By ALLISON HORE
Waverley Council has won a five year battle to give councils in metropolitan Sydney more power to levy developers for losses in their local government area’s affordable housing stock.
Previously, in order for councils around Sydney to receive a monetary contribution from developers who had removed affordable rental housing for a high-end development, councils had to prove the property was considered “affordable” on the 28th January 2000.
This meant councils were missing out on levies from developers for removing properties which were not considered “affordable” by 2000s standards, but are considered affordable today. Waverley Council has successfully lobbied the government for the date to be scrapped from the Affordable Rental Housing State Environmental Planning Policy (ARHSEPP).
“Trying to prove that a rental unit was deemed affordable housing 20 years ago when there’s little or no available rental data meant councils including Waverley were losing affordable housing supply with no means of creating more,” Mayor of Waverley Paula Masselos explained.
“In the last few years alone, our council has lost more than $3million in potential monetary contribution payments to offset the loss of affordable housing in Waverley at a time when housing affordability generally has emerged as a critical issue of state significance.”
“If our Council lost that amount, imagine the total losses across Greater Sydney, Newcastle and Wollongong? It’s frightening.”
Waverley Council began advocating to change the ARHSEPP in 2017 and rallied the Planning Institute of Australia for their help to bring the issue to the attention of the department. In 2019, Council’s strategic town planners met with the Institute’s National Policy Manager and the Department of Planning, Industry and Environment’s housing team to explain how the policy was leaving councils lacking.
From the first of February, the date was cut from the policy.
“I am very proud of Waverley Council’s Strategic Town Planning team for making it their mission to bring about this significant policy change and make a real difference to the lives of thousands of families in NSW,” said Ms. Masselos.
“I also applaud the Department for taking this step.”
Need for more affordable housing
In Waverley, affordable housing is lacking. In a housing report put together by council, they agreed “the current forms of affordable housing supply are not going to meet the relevant demand”
To qualify for affordable housing in the Waverley council area, a household’s total income must be between $68,640 and $118,300 per year. Households must also be able to demonstrate they have lived in the council area for at least the past 3 years or lived or worked in Waverley for at least 5 of the past 10 years.

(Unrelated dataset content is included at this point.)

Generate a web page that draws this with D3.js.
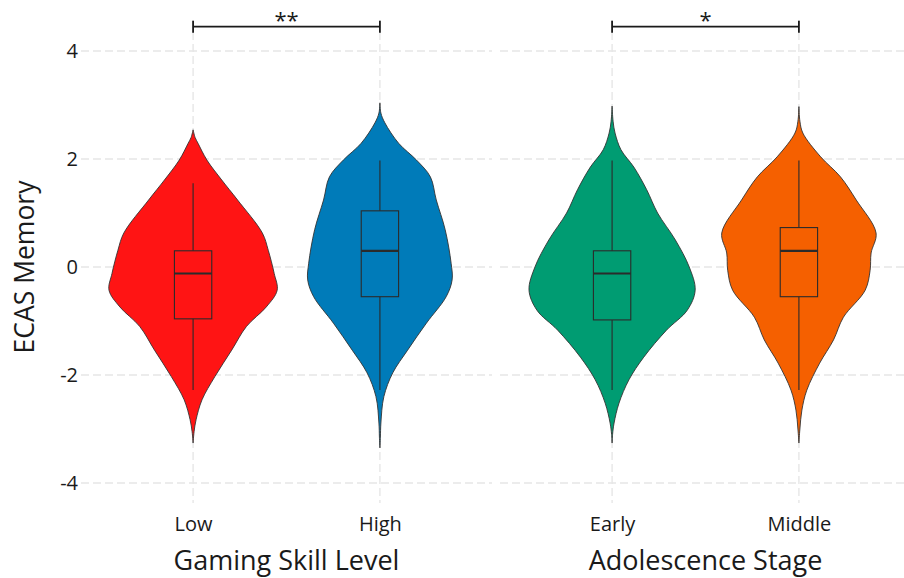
<!DOCTYPE html>
<html><head><meta charset="utf-8">
<script src="https://cdn.jsdelivr.net/npm/d3@7"></script>
<style>body{margin:0;background:#fff}svg{display:block}text{font-family:"Open Sans",sans-serif;fill:#1a1a1a}</style>
</head><body>
<svg id="chart" width="904" height="578"></svg>
<script>
// ---- data ----
const panelTitles = ["Gaming Skill Level", "Adolescence Stage"];
const panelCategories = [["Low", "High"], ["Early", "Middle"]];
const groupColors = ["#FF1414", "#007BB9", "#009C72", "#F56000"];
const yTicks = [-4, -2, 0, 2, 4];
const sigLabels = ["**", "*"];

// violin density outlines (value, relative density)
const lowVals  = [2.54, 2.40, 2.29, 1.98, 1.61, 1.24, 0.63, 0.31, -0.12, -0.43, -0.74, -1.10, -1.54, -2.03, -2.46, -2.83, -3.05, -3.26];
const lowDens  = [0.00, 0.02, 0.05, 0.14, 0.29, 0.45, 0.70, 0.76, 0.82, 0.85, 0.74, 0.54, 0.39, 0.22, 0.09, 0.03, 0.01, 0.00];
const highVals = [3.04, 2.85, 2.67, 2.29, 1.98, 1.67, 1.24, 0.69, 0.07, -0.24, -0.55, -1.04, -1.54, -1.96, -2.40, -2.89, -3.15, -3.35];
const highDens = [0.00, 0.01, 0.05, 0.19, 0.37, 0.51, 0.57, 0.66, 0.72, 0.73, 0.67, 0.47, 0.28, 0.13, 0.04, 0.01, 0.005, 0.00];
const earlyVals = [2.98, 2.70, 2.48, 2.17, 1.85, 1.43, 1.00, 0.50, 0.00, -0.43, -0.80, -1.17, -1.67, -2.09, -2.52, -2.89, -3.10, -3.26];
const earlyDens = [0.00, 0.01, 0.03, 0.09, 0.22, 0.35, 0.46, 0.64, 0.78, 0.84, 0.76, 0.55, 0.32, 0.17, 0.07, 0.02, 0.005, 0.00];
const middleVals = [2.97, 2.70, 2.48, 2.04, 1.67, 1.24, 0.63, 0.26, -0.06, -0.43, -0.93, -1.35, -1.78, -2.28, -2.65, -3.00, -3.26];
const middleDens = [0.00, 0.01, 0.04, 0.22, 0.42, 0.58, 0.78, 0.73, 0.72, 0.67, 0.45, 0.35, 0.21, 0.08, 0.03, 0.01, 0.00];

// box statistics per group: [lower whisker, Q1, median, Q3, upper whisker]
const lowBox    = [-2.28, -0.96, -0.12, 0.30, 1.55];
const highBox   = [-2.28, -0.55, 0.30, 1.04, 1.97];
const earlyBox  = [-2.28, -0.98, -0.12, 0.30, 1.97];
const middleBox = [-2.28, -0.55, 0.30, 0.73, 1.97];

const sigY = 4.45;

// ---- layout ----
const groups = [
  {vals: lowVals, dens: lowDens, box: lowBox},
  {vals: highVals, dens: highDens, box: highBox},
  {vals: earlyVals, dens: earlyDens, box: earlyBox},
  {vals: middleVals, dens: middleDens, box: middleBox}
];
const svg = d3.select("#chart");
const panelTop = 20, panelBottom = 503;
const panelRanges = [[81, 492], [500, 911]];
const y = d3.scaleLinear().domain([-4, 4]).range([483, 51]);

// horizontal grid
panelRanges.forEach(r => {
  svg.append("g").selectAll("line").data(yTicks).join("line")
    .attr("x1", r[0]).attr("x2", r[1])
    .attr("y1", d => y(d)).attr("y2", d => y(d))
    .attr("stroke", "#e6e6e6").attr("stroke-width", 1.4).attr("stroke-dasharray", "8,4");
});

// y axis tick labels
const yAxis = d3.axisLeft(y).tickValues(yTicks).tickSize(0).tickPadding(2).tickFormat(d => String(d));
const ya = svg.append("g").attr("transform", "translate(80,0)").call(yAxis);
ya.select(".domain").remove();
ya.selectAll("text").attr("font-size", 20).attr("font-family", "Open Sans").attr("fill", "#1a1a1a");

svg.append("text").attr("transform", "translate(34," + y(0) + ") rotate(-90)")
  .attr("text-anchor", "middle").attr("font-size", 26.5).text("ECAS Memory");

const allMax = d3.max(groups, g => d3.max(g.dens));

panelCategories.forEach((cats, pi) => {
  const x = d3.scalePoint().domain(cats).range(panelRanges[pi]).padding(0.6);
  const step = x.step();
  const w = d3.scaleLinear().domain([0, allMax]).range([0, step * 0.45]);

  // vertical grid
  svg.append("g").selectAll("line").data(cats).join("line")
    .attr("x1", d => x(d)).attr("x2", d => x(d))
    .attr("y1", panelTop).attr("y2", panelBottom)
    .attr("stroke", "#e6e6e6").attr("stroke-width", 1.4).attr("stroke-dasharray", "8,4");

  cats.forEach((c, ci) => {
    const gi = pi * 2 + ci;
    const g = groups[gi];
    const cx = x(c);
    const pts = g.vals.map((v, i) => [v, g.dens[i]]);
    const area = d3.area()
      .y(d => y(d[0]))
      .x0(d => cx - w(d[1]))
      .x1(d => cx + w(d[1]))
      .curve(d3.curveCatmullRom.alpha(0.5));
    svg.append("path").datum(pts).attr("d", area)
      .attr("fill", groupColors[gi]).attr("stroke", "#333").attr("stroke-width", 0.9);

    const b = g.box;
    const bw = step * 0.2;
    const bg = svg.append("g").attr("stroke", "#2b2b2b").attr("fill", "none");
    bg.append("line").attr("x1", cx).attr("x2", cx).attr("y1", y(b[0])).attr("y2", y(b[1])).attr("stroke-width", 1.1);
    bg.append("line").attr("x1", cx).attr("x2", cx).attr("y1", y(b[3])).attr("y2", y(b[4])).attr("stroke-width", 1.1);
    bg.append("rect").attr("x", cx - bw / 2).attr("width", bw)
      .attr("y", y(b[3])).attr("height", y(b[1]) - y(b[3])).attr("stroke-width", 1.1);
    bg.append("line").attr("x1", cx - bw / 2).attr("x2", cx + bw / 2)
      .attr("y1", y(b[2])).attr("y2", y(b[2])).attr("stroke-width", 2.2);
  });

  // x axis labels
  const xa = svg.append("g").attr("transform", "translate(0,513)")
    .call(d3.axisBottom(x).tickSize(0).tickPadding(4));
  xa.select(".domain").remove();
  xa.selectAll("text").attr("font-size", 20).attr("font-family", "Open Sans").attr("fill", "#1a1a1a");

  svg.append("text").attr("x", (panelRanges[pi][0] + panelRanges[pi][1]) / 2).attr("y", 570)
    .attr("text-anchor", "middle").attr("font-size", 27).text(panelTitles[pi]);

  // significance bracket
  const x1 = x(cats[0]), x2 = x(cats[1]), by = y(sigY);
  const br = svg.append("g").attr("stroke", "#1a1a1a").attr("stroke-width", 1.8);
  br.append("line").attr("x1", x1).attr("x2", x2).attr("y1", by).attr("y2", by);
  br.append("line").attr("x1", x1).attr("x2", x1).attr("y1", by - 6).attr("y2", by + 6);
  br.append("line").attr("x1", x2).attr("x2", x2).attr("y1", by - 6).attr("y2", by + 6);
  svg.append("text").attr("x", (x1 + x2) / 2).attr("y", by + 1)
    .attr("text-anchor", "middle").attr("font-size", 22).text(sigLabels[pi]);
});
</script>
</body></html>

Although Waverley remains one of the wealthiest local government areas across the state, with 39 percent of households considered “high income households,” the household income to house price ratio has risen from 4 in 1994 to 12 in 2016.
Further, the top three local industries are retail, accommodation and food services. This means there are approximately 20,000 workers on very low, low or moderate incomes across the local government area. Many of these workers live in other parts of Sydney and commute for over an hour a day due to lack of affordable housing in the area.
The Waverley Council says the change to the ARHSEPP will allow councils to build up their affordable housing stock.